Cada día que te encontrabas con un viajero por los caminos del campo, susurrabas: “crece y no dejes de crecer” y les ponías un plato de comida sencilla y saludable. Unos, sumidos en sus pensamientos no te oían. Otros, escuchaban tu voz pero decidían, un poco asustados, ignorarte. Pero algunos se paraban, y comenzaban, sin saberlo, su momento de Crisálida particular..."

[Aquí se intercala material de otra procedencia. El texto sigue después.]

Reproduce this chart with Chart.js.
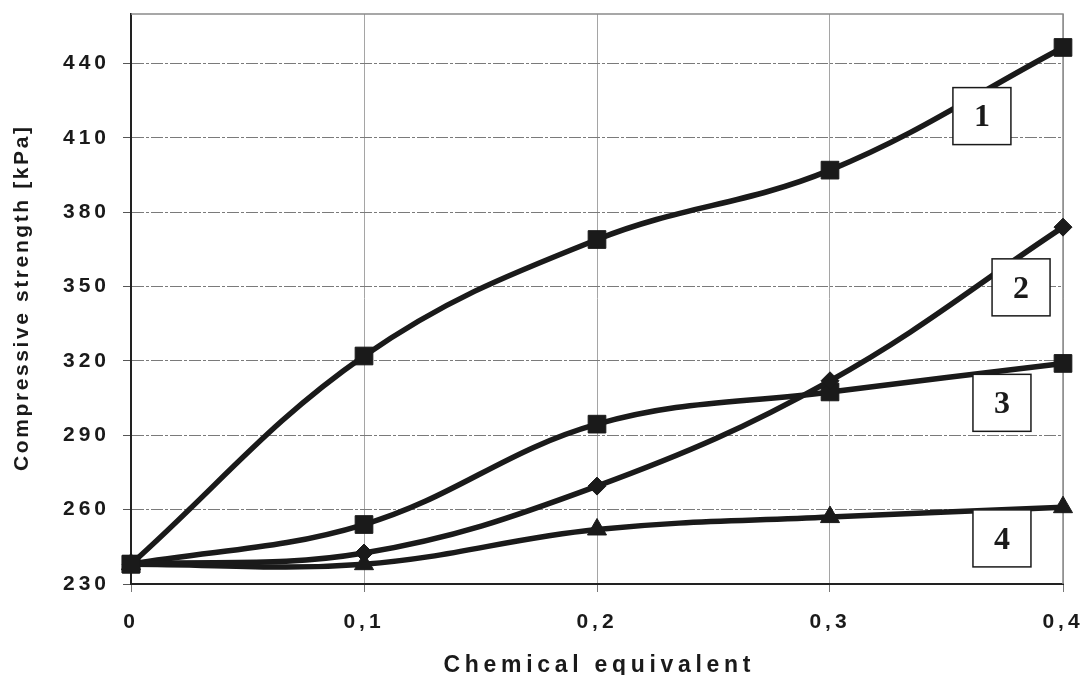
<!DOCTYPE html>
<html>
<head>
<meta charset="utf-8">
<script src="https://cdn.jsdelivr.net/npm/chart.js@4.4.1/dist/chart.umd.min.js"></script>
<style>
  html, body { margin: 0; padding: 0; background: #fff; }
  #wrap { width: 1080px; height: 675px; position: relative; }
</style>
</head>
<body>
<div id="wrap"><canvas id="c" width="1080" height="675"></canvas></div>
<script>
// ---- data ----
const categories = [0, 0.1, 0.2, 0.3, 0.4];
const series1 = [238, 322, 369, 397, 446.5];
const series2 = [238, 242.5, 269.5, 312, 374];
const series3 = [238, 254, 294.5, 307.5, 319];
const series4 = [238, 238, 252, 257, 261];
const yTickValues = [230, 260, 290, 320, 350, 380, 410, 440];
const xTitle = 'Chemical equivalent';
const yTitle = 'Compressive strength [kPa]';
const labelNames = ['1', '2', '3', '4'];
const labelAtX = [0.3652, 0.382, 0.3738, 0.3738];
const labelAtY = [418.8, 349.7, 303.1, 248.4];

const TICK_SPACING = '4px';
const INK = '#1a1a1a';

function toPoints(arr) { return categories.map((c, i) => ({ x: c, y: arr[i] })); }

const overlay = {
  id: 'overlay',
  beforeLayout(chart) { chart.ctx.letterSpacing = TICK_SPACING; },
  beforeDraw(chart) { chart.ctx.letterSpacing = TICK_SPACING; },
  beforeDatasetsDraw(chart) {
    const { ctx, chartArea: a } = chart;
    ctx.save();
    ctx.strokeStyle = '#8a8a8a';
    ctx.lineWidth = 1.5;
    ctx.beginPath();
    ctx.moveTo(a.left, a.top); ctx.lineTo(a.right, a.top); ctx.lineTo(a.right, a.bottom);
    ctx.stroke();
    ctx.restore();
  },
  afterDatasetsDraw(chart) {
    const { ctx } = chart;
    const xs = chart.scales.x, ys = chart.scales.y;
    ctx.save();
    ctx.letterSpacing = '0px';
    for (let i = 0; i < labelNames.length; i++) {
      const cx = xs.getPixelForValue(labelAtX[i]);
      const cy = ys.getPixelForValue(labelAtY[i]);
      const w = 58, h = 57;
      ctx.fillStyle = '#fff';
      ctx.fillRect(cx - w / 2, cy - h / 2, w, h);
      ctx.strokeStyle = INK;
      ctx.lineWidth = 1.5;
      ctx.strokeRect(cx - w / 2, cy - h / 2, w, h);
      ctx.fillStyle = INK;
      ctx.font = 'bold 32px "Liberation Serif", "Times New Roman", serif';
      ctx.textAlign = 'center';
      ctx.textBaseline = 'middle';
      ctx.fillText(labelNames[i], cx, cy + 2);
    }
    ctx.restore();
  },
  afterDraw(chart) {
    const { ctx, chartArea: a } = chart;
    ctx.save();
    ctx.fillStyle = INK;
    // x title
    ctx.font = 'bold 23px "Liberation Sans", Arial, sans-serif';
    ctx.letterSpacing = '4.7px';
    ctx.textAlign = 'left';
    ctx.textBaseline = 'alphabetic';
    let w = ctx.measureText(xTitle).width - 4.7;
    ctx.fillText(xTitle, (a.left + a.right) / 2 - w / 2, 672);
    // y title
    ctx.font = 'bold 21px "Liberation Sans", Arial, sans-serif';
    ctx.letterSpacing = '2.6px';
    w = ctx.measureText(yTitle).width - 2.6;
    ctx.translate(28, (a.top + a.bottom) / 2);
    ctx.rotate(-Math.PI / 2);
    ctx.fillText(yTitle, -w / 2, 0);
    ctx.restore();
  }
};

const common = {
  borderColor: INK,
  backgroundColor: INK,
  pointBackgroundColor: INK,
  pointBorderColor: INK,
  pointBorderWidth: 1,
  borderWidth: 5.5,
  tension: 0.38,
  clip: false,
  fill: false
};

new Chart(document.getElementById('c'), {
  type: 'line',
  data: {
    datasets: [
      Object.assign({ label: '1', data: toPoints(series1), pointStyle: 'rect', pointRadius: 12.5 }, common),
      Object.assign({ label: '2', data: toPoints(series2), pointStyle: 'rectRot', pointRadius: 9 }, common),
      Object.assign({ label: '3', data: toPoints(series3), pointStyle: 'rect', pointRadius: 12.5 }, common),
      Object.assign({ label: '4', data: toPoints(series4), pointStyle: 'triangle', pointRadius: 11 }, common)
    ]
  },
  options: {
    responsive: false,
    animation: false,
    events: [],
    layout: { padding: { left: 0, top: 14, right: 17, bottom: 0 } },
    plugins: { legend: { display: false }, tooltip: { enabled: false }, title: { display: false } },
    scales: {
      x: {
        type: 'linear',
        min: 0, max: 0.4,
        ticks: {
          stepSize: 0.1,
          color: INK,
          padding: 18,
          maxRotation: 0,
          font: { family: '"Liberation Sans", Arial, sans-serif', size: 21, weight: 'bold' },
          callback: (v) => (v === 0 ? '0' : v.toFixed(1).replace('.', ','))
        },
        grid: { color: '#a5a5a5', lineWidth: 1, tickLength: 8, tickColor: '#777' },
        border: { color: '#222', width: 2 },
        afterFit(scale) { scale.height = 91; scale.paddingLeft = 0; scale.paddingRight = 0; }
      },
      y: {
        min: 230, max: 460,
        afterBuildTicks(scale) { scale.ticks = yTickValues.map(v => ({ value: v })); },
        ticks: {
          color: INK,
          padding: 13,
          font: { family: '"Liberation Sans", Arial, sans-serif', size: 21, weight: 'bold' },
          callback: (v) => String(v)
        },
        grid: { color: '#7a7a7a', lineWidth: 1, tickLength: 8, tickColor: '#555' },
        border: { color: '#222', width: 2, dash: [12, 2, 3, 2] },
        afterFit(scale) { scale.width = 131; scale.paddingTop = 0; scale.paddingBottom = 0; }
      }
    }
  },
  plugins: [overlay]
});
</script>
</body>
</html>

Cuando eras pequeño, las agresiones de la vida eran como lanzas que se te clavaban en el cuerpo. Te derribaban, dejaban malherido y tardabas mucho en curar, antes de poder levantarte otra vez. Intentaste luchar con escudos de indiferencia o siendo tú quien lanzabas lanzas, atacando de vuelta e hiriendo a otros. Sin embargo tus heridas no sanaban y con cada nuevo golpe, te ibas debilitando.

No se trata de aprender a cómo defenderte mejor de los ataques de las personas, no se trata de ser más agresivo ni más listo para que no te venzan los que te agreden. No se trata de endurecerse para que las palabras hirientes no te dañen. Se trata de crecer, crecer y crecer hacia una identidad saludable. No seamos reactivos, seamos creativos. No respondamos al daño hecho, creemos una nueva realidad de belleza y aceptación e invitemos a quien nos intente dañar a hacer lo mismo.

Con el tiempo nos daremos cuenta de que lo que antes nos derribaba y dejaba malheridos, ahora será un pellizco de dolor, que quizá puede dolernos, pero ya no nos tumba ni deja para el arrastre como antes. Nuestra valía interior será más grande que las lanzas.

Crece mi querido y querida superviviente, crece y las lanzas se convertirán en alfileres.